During the wet season surface (top 20 cm) δ13CR were similar in grass-only and tree-grass plots suggesting minimal contribution of trees to δ13CR. Also, in these surface soil horizons our results show that between 60–80% of the SOC at our study site is comprised of grass organic matter. Taken together, these results show that the roots of grasses are contributing more to both SOC and soil rhizosphere respiration than trees. While our focus is on juvenile trees, our findings agree with several studies in Africa, Australia and South America which show that the highest proportion of fine roots for both trees and grasses are in the upper 20 cm of the soil (De Castro and Kauffman 1998; February et al. 2013; February and Higgins 2010; Riginos 2009; Wigley et al. 2020). These studies also show, as do our results, that δ13Csom become enriched from the surface down to 20 cm. Our results, however, show that both our δ13CR and δ13CSOC values become increasingly more depleted below 20 cm suggesting more of an influence from tree roots in the deeper layers of the soil.

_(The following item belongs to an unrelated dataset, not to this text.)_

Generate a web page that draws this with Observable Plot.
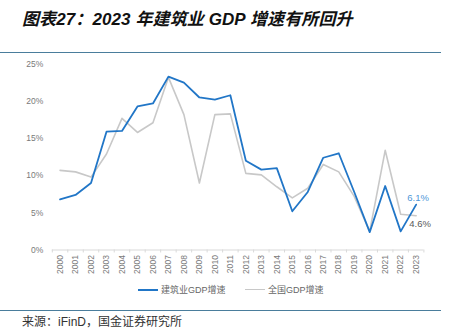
<!DOCTYPE html>
<html>
<head>
<meta charset="utf-8">
<script src="https://cdn.jsdelivr.net/npm/d3@7"></script>
<script src="https://cdn.jsdelivr.net/npm/@observablehq/plot@0.6"></script>
<style>
  html, body { margin: 0; padding: 0; background: #fff; }
  #wrap { position: relative; width: 452px; height: 330px; overflow: hidden; font-family: "Liberation Sans", Arial, "Noto Sans CJK SC", sans-serif; }
  #title { position: absolute; left: 22px; top: 5px; font-size: 17px; font-weight: bold; font-style: italic; color: #111; white-space: nowrap; letter-spacing: 0.1px; }
  .rule { position: absolute; left: 0; width: 441px; height: 1.6px; background: #4a7d9c; }
  #chart { position: absolute; left: 0; top: 53px; }
  #legend { position: absolute; top: 283px; left: 0; width: 452px; height: 12px; font-size: 9px; color: #666; }
  .lg { position: absolute; top: 0; display: flex; align-items: center; white-space: nowrap; }
  .sw { display: inline-block; width: 20px; margin-right: 3px; }
  #source { position: absolute; left: 22px; top: 312px; font-size: 12px; color: #333; white-space: nowrap; }
</style>
</head>
<body>
<div id="wrap">
  <div id="title">图表27：2023 年建筑业 GDP 增速有所回升</div>
  <div class="rule" style="top:51.5px"></div>
  <div id="chart"></div>
  <div id="legend"></div>
  <div class="rule" style="top:309.5px"></div>
  <div id="source">来源：iFinD，国金证券研究所</div>
</div>
<script>
const years = [2000,2001,2002,2003,2004,2005,2006,2007,2008,2009,2010,2011,2012,2013,2014,2015,2016,2017,2018,2019,2020,2021,2022,2023];
const construction = [6.8,7.4,9.0,15.9,16.0,19.3,19.7,23.3,22.5,20.5,20.2,20.8,12.0,10.8,11.0,5.2,7.8,12.4,13.0,7.8,2.4,8.6,2.5,6.1];
const national = [10.7,10.5,9.8,12.9,17.7,15.8,17.1,23.2,18.2,9.0,18.2,18.3,10.3,10.1,8.5,7.0,8.3,11.5,10.5,7.2,2.5,13.4,4.8,4.6];
const yTicks = [0,5,10,15,20,25];
const seriesNames = ["建筑业GDP增速", "全国GDP增速"];
const seriesColors = ["#2176c7", "#c8c8c8"];
const labelColors = ["#4f97d8", "#595959"];

const rowsC = years.map((yr, i) => ({year: yr, value: construction[i]}));
const rowsN = years.map((yr, i) => ({year: yr, value: national[i]}));
const boundaries = [years[0] - 0.5, ...years.map(y => y + 0.5)];

const chart = Plot.plot({
  width: 452,
  height: 230,
  marginLeft: 51.8,
  marginRight: 28.6,
  marginTop: 10.5,
  marginBottom: 33.5,
  style: {color: "#7a7a7a", fontFamily: "'Liberation Sans', Arial, sans-serif", background: "transparent", overflow: "visible"},
  x: {type: "linear", domain: [years[0] - 0.5, years[years.length - 1] + 0.5], axis: null},
  y: {domain: [0, 25], axis: null},
  marks: [
    Plot.axisY({ticks: yTicks, tickSize: 0, tickPadding: 9, tickFormat: d => d + "%", fontSize: 8.5, label: null}),
    Plot.axisX({ticks: years, tickSize: 0, tickPadding: 5, tickRotate: -90, tickFormat: d => String(d), fontSize: 8.5, label: null}),
    Plot.ruleY([0], {stroke: "#d9d9d9", strokeWidth: 1}),
    Plot.ruleX(boundaries, {y1: 0, y2: -0.4, stroke: "#d9d9d9", strokeWidth: 1}),
    Plot.line(rowsN, {x: "year", y: "value", stroke: seriesColors[1], strokeWidth: 1.6}),
    Plot.line(rowsC, {x: "year", y: "value", stroke: seriesColors[0], strokeWidth: 1.8}),
    Plot.text([rowsC[rowsC.length - 1]], {x: "year", y: "value", text: d => d.value.toFixed(1) + "%", fill: labelColors[0], fontSize: 9.5, dx: 2, dy: -6.5, textAnchor: "middle"}),
    Plot.text([rowsN[rowsN.length - 1]], {x: "year", y: "value", text: d => d.value.toFixed(1) + "%", fill: labelColors[1], fontSize: 9.5, dx: 4, dy: 8.5, textAnchor: "middle"})
  ]
});
document.getElementById("chart").appendChild(chart);

const legend = document.getElementById("legend");
const lgLeft = [138, 245];
seriesNames.forEach((name, i) => {
  const item = document.createElement("div");
  item.className = "lg";
  item.style.left = lgLeft[i] + "px";
  const sw = document.createElement("span");
  sw.className = "sw";
  sw.style.borderTop = (i === 0 ? "2px" : "1.4px") + " solid " + seriesColors[i];
  const tx = document.createElement("span");
  tx.textContent = name;
  item.appendChild(sw);
  item.appendChild(tx);
  legend.appendChild(item);
});
</script>
</body>
</html>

A widespread projection of climate models for African savannas is that precipitation intensity will increase (Fischer et al. 2013; Pendergrass and Hartmann 2014). We show that while both trees and grasses are primarily rooted in the upper layers of the soil trees are also rooted deeper down. The projected increase in precipitation intensity will therefore push soil water into the deeper soils that are beyond the rooting zone of grasses (Kulmatiski and Beard 2013). Several causes for bush encroachment have been evoked including land management, and CO2 fertilization (Bond and Midgley 2000; Ward 2005). The ability for trees to source water deeper than grasses is yet another driver that could work in concert with others to exacerbate bush encroachment (Kulmatiski and Beard 2013). Our results show that grasses contribute substantially more than trees to both soil carbon and soil respiration. The rapid turnover of this carbon in the top 20 cm of the soil is an important determinant of plant available nitrogen (February and Higgins 2016; Higgins et al. 2015). There is, however, a documented decrease in grass biomass and increase in soil carbon with bush encroachment (Coetsee et al. 2013; Hudak et al. 2003). An increase in woody biomass below 20 cm combined with the slower decomposition rates for tree carbon will result in a decrease in carbon turnover and nitrogen mineralisation in the top 20 cm of the soil that will substantially change the ecosystem (Coetsee et al. 2013; February and Higgins 2016; Higgins et al. 2015). Worldwide, savanna is a biodiverse and economically important biome, any changes to the ecosystem will have biodiversity and economic consequences (Coetsee et al. 2013; Ratter et al. 1997).

Conclusions

Our results show that the highest proportion of fine roots are in the upper 20 cm of the soil and that grasses are the primary contributors to both SOC and soil respiration at our study site. Trees do, however, contribute to SOC and soil respiration in the deeper soil horizons. The results of our study also show that when grasses are present CO2 fluxes are larger and that the isotope ratio of soil respiration (δ13CR) is more representative of grasses than trees. Any increase in woody biomass at our study site will result in a slowing of soil carbon cycling as SOC turnover declines with subsequent reductions in soil respiration resulting in higher SOC pools. The biodiversity losses and economic consequences of such changes to the ecosystem far outweigh the arguments for carbon sequestration (Coetsee et al. 2013; Ratter et al. 1997).